Während der Konzeption 2015 soll Khan in Gedanken auch bei der aufflammenden Flüchtlingskrise gewesen sein. Entschlossen hat sich das Team mit Dramaturgin Ruth Little ihre „Giselle“ mit dem Thema der Ausbeutung von Wanderarbeiterinnen und Orten durch die kapitalisierte Textilindustrie zu unterfüttern. Konkret werden Manchester und die Stadt Dhaka in Bangladesh, der Heimat von Khans Eltern, angeführt, die über Generationen Reichtum abwechselnd mit Armut verzeichneten. Am Bühnengeschehen erkennt man wohl Gebückte und eine aufrechte stolze Kaste, den globalisierten Textilmarkt aber muss man sich im Programmheft erlesen, auch wenn die Ableitung aus der tradierten Fassung, in der Giselles Interesse an Handwerklichem und Textilem beim Aufeinandertreffen mit der adeligen Bathilde aufscheint, vermutlich den Ansatz geliefert hat. Man hat also wohl genau hingeschaut.

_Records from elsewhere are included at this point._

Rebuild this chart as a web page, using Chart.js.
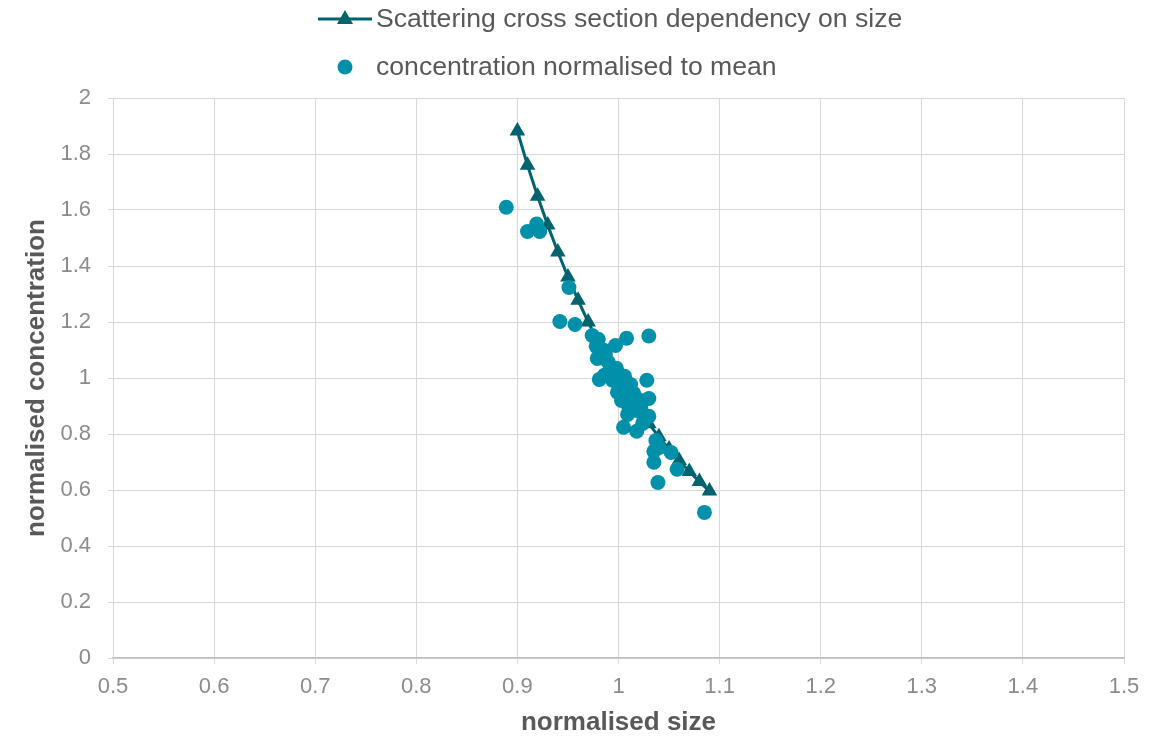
<!DOCTYPE html>
<html>
<head>
<meta charset="utf-8">
<script src="https://cdn.jsdelivr.net/npm/chart.js@4.4.1/dist/chart.umd.min.js"></script>
<style>
  html, body { margin: 0; padding: 0; background: #ffffff; }
  #wrap { position: relative; width: 1166px; height: 742px; }
</style>
</head>
<body>
<div id="wrap"><canvas id="chart"></canvas></div>
<script>
// Model curve: scattering cross section dependency on size
const modelSize = [0.90, 0.91, 0.92, 0.93, 0.94, 0.95, 0.96, 0.97, 0.98, 0.99,
                   1.00, 1.01, 1.02, 1.03, 1.04, 1.05, 1.06, 1.07, 1.08, 1.09];
const modelConc = [1.882, 1.760, 1.649, 1.546, 1.450, 1.361, 1.278, 1.200, 1.129, 1.062,
                   1.000, 0.942, 0.888, 0.837, 0.790, 0.746, 0.705, 0.666, 0.630, 0.596];

// Measured samples: concentration normalised to mean
const sampleSize = [0.889, 0.910, 0.919, 0.922, 0.951, 0.942, 0.957, 0.974, 0.980, 1.008,
                    1.030, 0.997, 0.978, 0.979, 0.987, 0.990, 0.981, 0.995, 0.998, 0.994,
                    1.000, 1.006, 1.009, 1.012, 0.999, 1.003, 1.007, 1.015, 1.019, 1.028,
                    1.030, 1.010, 1.017, 1.009, 1.024, 1.030, 1.005, 1.018, 1.024, 1.037,
                    1.040, 1.035, 1.035, 1.052, 1.058, 1.039, 1.085, 0.985, 0.992, 1.002,
                    1.013, 1.022, 0.986, 1.005];
const sampleConc = [1.610, 1.523, 1.550, 1.523, 1.323, 1.202, 1.191, 1.152, 1.138, 1.142,
                    1.150, 1.116, 1.113, 1.070, 1.084, 1.056, 0.995, 1.020, 1.035, 0.992,
                    0.977, 1.006, 0.963, 0.977, 0.949, 0.920, 0.931, 0.945, 0.924, 0.992,
                    0.927, 0.899, 0.885, 0.870, 0.870, 0.863, 0.824, 0.810, 0.838, 0.777,
                    0.752, 0.699, 0.738, 0.734, 0.674, 0.627, 0.520, 1.100, 1.040, 0.990,
                    0.905, 0.895, 1.010, 0.960];

// Axis ticks
const xTicks = [0.5, 0.6, 0.7, 0.8, 0.9, 1, 1.1, 1.2, 1.3, 1.4, 1.5];
const yTicks = [0, 0.2, 0.4, 0.6, 0.8, 1, 1.2, 1.4, 1.6, 1.8, 2];

const LINE_COLOR = '#00636E';
const DOT_COLOR = '#0090AA';
const FONT = '"Liberation Sans", Arial, sans-serif';

const modelPoints = modelSize.map((x, i) => ({ x, y: modelConc[i] }));
const samplePoints = sampleSize.map((x, i) => ({ x, y: sampleConc[i] }));

// Two-row legend drawn above the plot area
const stackedLegend = {
  id: 'stackedLegend',
  afterDraw(chart) {
    const ctx = chart.ctx;
    ctx.save();
    ctx.font = '26.6px ' + FONT;
    ctx.textBaseline = 'middle';
    ctx.textAlign = 'left';

    // row 1: line with triangle
    const y1 = 19;
    ctx.strokeStyle = LINE_COLOR;
    ctx.lineWidth = 3;
    ctx.beginPath();
    ctx.moveTo(318, y1);
    ctx.lineTo(372, y1);
    ctx.stroke();
    ctx.fillStyle = LINE_COLOR;
    ctx.beginPath();
    ctx.moveTo(345, y1 - 9);
    ctx.lineTo(353, y1 + 5);
    ctx.lineTo(337, y1 + 5);
    ctx.closePath();
    ctx.fill();
    ctx.fillStyle = '#595959';
    ctx.fillText(chart.data.datasets[1].label, 376, y1 + 1);

    // row 2: dot
    const y2 = 67;
    ctx.fillStyle = DOT_COLOR;
    ctx.beginPath();
    ctx.arc(345, y2, 7.5, 0, Math.PI * 2);
    ctx.fill();
    ctx.fillStyle = '#595959';
    ctx.fillText(chart.data.datasets[0].label, 376, y2 + 1);
    ctx.restore();
  }
};

new Chart(document.getElementById('chart'), {
  type: 'scatter',
  data: {
    datasets: [
      {
        label: 'concentration normalised to mean',
        data: samplePoints,
        order: 0,
        pointStyle: 'circle',
        pointRadius: 7.5,
        pointHoverRadius: 7.5,
        pointBackgroundColor: DOT_COLOR,
        pointBorderColor: DOT_COLOR,
        pointBorderWidth: 0,
        showLine: false
      },
      {
        label: 'Scattering cross section dependency on size',
        data: modelPoints,
        order: 1,
        showLine: true,
        borderColor: LINE_COLOR,
        borderWidth: 3,
        pointStyle: 'triangle',
        pointRadius: 9,
        pointHoverRadius: 9,
        pointBackgroundColor: LINE_COLOR,
        pointBorderColor: LINE_COLOR,
        pointBorderWidth: 0
      }
    ]
  },
  options: {
    responsive: true,
    maintainAspectRatio: false,
    animation: false,
    layout: { padding: { top: 98, right: 42, left: 0, bottom: 0 } },
    plugins: {
      legend: { display: false },
      tooltip: { enabled: false }
    },
    scales: {
      x: {
        type: 'linear',
        min: 0.5,
        max: 1.5,
        afterBuildTicks(scale) { scale.ticks = xTicks.map(v => ({ value: v })); },
        afterFit(scale) { scale.height = 84; },
        ticks: {
          color: '#8C8C8C',
          font: { family: FONT, size: 22 },
          padding: 10,
          maxRotation: 0,
          callback: v => String(v)
        },
        grid: { color: '#D9D9D9', lineWidth: 1, tickLength: 6, tickColor: '#D9D9D9' },
        border: { color: '#BFBFBF', width: 1.5 },
        title: {
          display: true,
          text: 'normalised size',
          color: '#595959',
          font: { family: FONT, size: 26, weight: 'bold' },
          padding: { top: 0, bottom: 4 }
        }
      },
      y: {
        type: 'linear',
        min: 0,
        max: 2,
        afterBuildTicks(scale) { scale.ticks = yTicks.map(v => ({ value: v })); },
        afterFit(scale) { scale.width = 113; },
        ticks: {
          color: '#8C8C8C',
          font: { family: FONT, size: 22 },
          padding: 17,
          callback: v => String(v)
        },
        grid: { color: '#D9D9D9', lineWidth: 1, tickLength: 5, tickColor: '#D9D9D9' },
        border: { color: '#D9D9D9', width: 1 },
        title: {
          display: true,
          text: 'normalised concentration',
          color: '#595959',
          font: { family: FONT, size: 26, weight: 'bold' },
          padding: { top: 21, bottom: 0 }
        }
      }
    }
  },
  plugins: [stackedLegend]
});
</script>
</body>
</html>
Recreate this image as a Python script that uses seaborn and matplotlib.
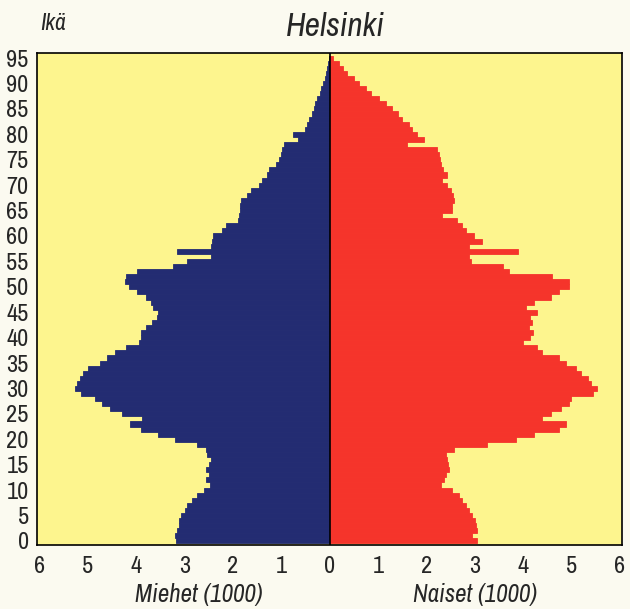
import numpy as np
import pandas as pd
import matplotlib
matplotlib.use("Agg")
import matplotlib.pyplot as plt
from matplotlib import font_manager as fm
import seaborn as sns

ages = list(range(0, 96))
men = [3.18, 3.20, 3.15, 3.12, 3.12, 3.08, 2.98, 2.95, 2.85, 2.75,
       2.60, 2.48, 2.56, 2.50, 2.56, 2.50, 2.46, 2.53, 2.55, 2.74,
       3.20, 3.55, 3.90, 4.12, 3.88, 4.30, 4.55, 4.70, 4.85, 5.15,
       5.26, 5.22, 5.16, 5.10, 5.00, 4.75, 4.60, 4.43, 4.20, 3.95,
       3.90, 3.90, 3.80, 3.67, 3.57, 3.55, 3.65, 3.70, 3.80, 3.98,
       4.15, 4.22, 4.20, 3.98, 3.23, 2.95, 2.45, 3.15, 2.45, 2.43,
       2.40, 2.22, 2.15, 1.90, 1.88, 1.86, 1.86, 1.84, 1.70, 1.63,
       1.45, 1.39, 1.30, 1.26, 1.10, 1.05, 1.00, 0.98, 0.95, 0.66,
       0.75, 0.50, 0.46, 0.42, 0.37, 0.33, 0.30, 0.25, 0.20, 0.17,
       0.13, 0.10, 0.08, 0.05, 0.03, 0.01]
women = [3.05, 2.95, 3.06, 3.02, 3.00, 2.95, 2.88, 2.82, 2.75, 2.68,
         2.54, 2.30, 2.37, 2.40, 2.47, 2.45, 2.43, 2.40, 2.57, 3.26,
         3.85, 4.23, 4.75, 4.89, 4.40, 4.58, 4.78, 4.95, 4.99, 5.44,
         5.54, 5.40, 5.35, 5.20, 5.09, 4.90, 4.75, 4.40, 4.30, 4.00,
         4.15, 4.20, 4.12, 4.18, 4.15, 4.30, 4.06, 4.23, 4.58, 4.74,
         4.95, 4.95, 4.61, 3.71, 3.58, 2.92, 2.88, 3.89, 2.88, 3.16,
         2.98, 2.82, 2.75, 2.64, 2.33, 2.54, 2.54, 2.57, 2.55, 2.51,
         2.44, 2.33, 2.44, 2.35, 2.30, 2.28, 2.26, 2.23, 1.61, 1.95,
         1.82, 1.70, 1.64, 1.50, 1.42, 1.30, 1.16, 1.02, 0.85, 0.75,
         0.61, 0.50, 0.37, 0.28, 0.19, 0.08]
xticks = [-6, -5, -4, -3, -2, -1, 0, 1, 2, 3, 4, 5, 6]
yticks = list(range(0, 96, 5))

BLUE = "#232c72"
RED = "#f5342b"
YELLOW = "#fdf58e"
PAGE = "#fbfaf0"

sns.set_style("white")

# look for a condensed sans family if one is installed
cond = None
for f in fm.fontManager.ttflist:
    nm = f.name
    if ("Narrow" in nm or "Condensed" in nm) and "Mono" not in nm and "Serif" not in nm:
        cond = nm
        break
stretch = "normal"
if cond is None:
    for f in fm.fontManager.ttflist:
        if f.name == "DejaVu Sans" and str(f.stretch) in ("condensed", "semi-condensed"):
            cond = "DejaVu Sans"
            stretch = "condensed"
            break
FONT = ([cond] if cond else []) + ["Liberation Sans", "DejaVu Sans"]
plt.rcParams["font.family"] = FONT
plt.rcParams["font.stretch"] = stretch

df = pd.DataFrame({"age": ages,
                   "men": [-v for v in men],
                   "women": women})

fig = plt.figure(figsize=(6.30, 6.09), dpi=100, facecolor=PAGE)
ax = fig.add_axes([37 / 630, 1 - 545 / 609, (622 - 37) / 630, (545 - 53) / 609])
ax.set_facecolor(YELLOW)

sns.barplot(data=df, x="men", y="age", orient="h", native_scale=True,
            width=1.0, color=BLUE, saturation=1, linewidth=0.6,
            edgecolor=BLUE, ax=ax)
sns.barplot(data=df, x="women", y="age", orient="h", native_scale=True,
            width=1.0, color=RED, saturation=1, linewidth=0.6,
            edgecolor=RED, ax=ax)

ax.axvline(0, color="black", lw=1.2, zorder=5)
ax.set_xlim(-6.05, 6.05)
ax.set_ylim(-0.8, 96.0)

ax.set_xticks(xticks)
ax.set_xticklabels([str(abs(t)) for t in xticks], fontsize=17.5)
ax.set_yticks(yticks)
ax.set_yticklabels([str(t) for t in yticks], fontsize=17.5)
ax.tick_params(axis="x", length=0, pad=8)
ax.tick_params(axis="y", length=0, pad=6)
ax.set_xlabel("")
ax.set_ylabel("")
for s in ax.spines.values():
    s.set_visible(True)
    s.set_color("black")
    s.set_linewidth(1.2)

fig.text(335 / 630, 1 - 27 / 609, "Helsinki", ha="center", va="center",
         fontsize=24, style="italic", family=FONT)
fig.text(40 / 630, 1 - 24 / 609, "Ikä", ha="left", va="center",
         fontsize=17, style="italic", family=FONT)
fig.text(199 / 630, 1 - 594 / 609, "Miehet (1000)", ha="center", va="center",
         fontsize=18, style="italic", family=FONT)
fig.text(475 / 630, 1 - 594 / 609, "Naiset (1000)", ha="center", va="center",
         fontsize=18, style="italic", family=FONT)

fig.savefig("out.png", dpi=100, facecolor=PAGE)
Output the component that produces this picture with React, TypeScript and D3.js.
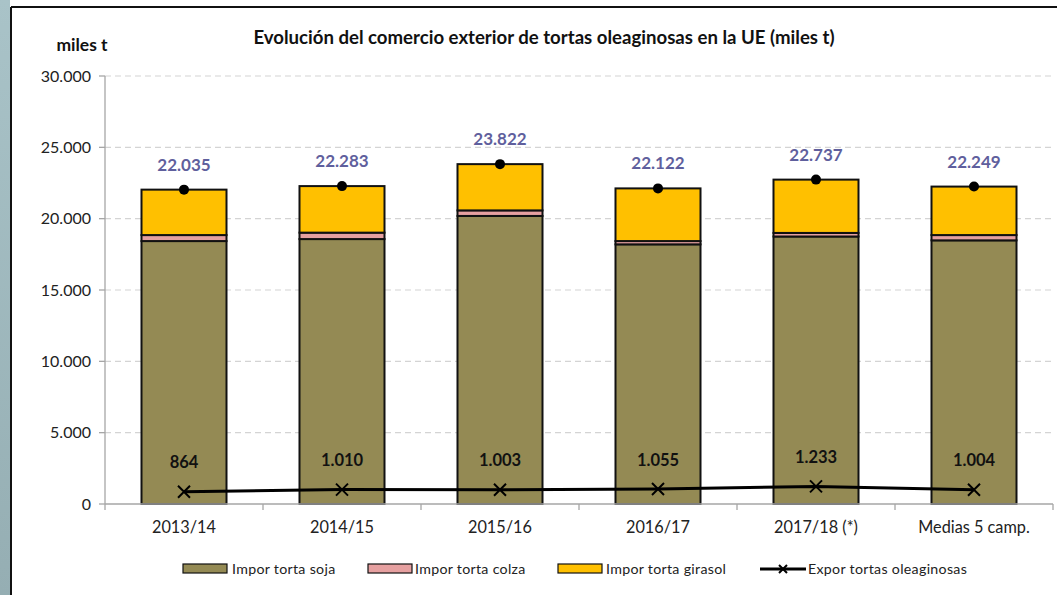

Gestalterisch überträgt Khan dem Ensemble seine eigenpersönliche rasante Könnerschaft samt adaptierter kronen-ähnlicher Arm- und Handgesten. Dessen klassische Schulung wird nicht verleugnet, spielt aber eine nachgeordnete Rolle. Die Dramatik des Geschehens liegt in der Lautstärke und in temporeichen, auch akrobatischen Auftritten, etwa Hilarion (Ken Saruhashi) aber nicht in der wenig detailfreudigen Erzählung. Selbst in den Duo-Momenten von Giselle (Erina Takahashi) und Albrecht (James Streeter) weht Kühle von der Bühne. Wie perfektioniertes Showbiz.

Hielt sich Mats Ek noch an die überlieferte Musikvorlage von Adolphe Adam, nutzt Khan ein synthetisches Gewebe von Vincenzo Lamagna, das vom Dirigenten Gavin Sutherland bearbeitet wurde und wie aus weiter Entfernung wenige Male Adam auftauchen lässt. Es deutet auf eine Art von Erinnerungsarbeit des Leitungsteams hin. Trotzdem fällt die omnipräsente Rolle der mächtigen, beweglichen Mauer zu, der einzigen Dekoration des Abends. Sie trennt Reich von Arm und letztlich auch Albrecht von Giselle.

Im Festspielhaus St. Pölten gab es intensiven Applaus für das vielgestaltige Ensemble des English National Ballet, das aus Wiener Sicht auch „Wiener“ Tänzer*innen unter sich hat. Die Solist*innen Fabian Reimair (Bathildes Vater) und Erik Woolhouse (Hilarion am zweiten Abend) sowie Natascha Mair (nicht mitgewesen).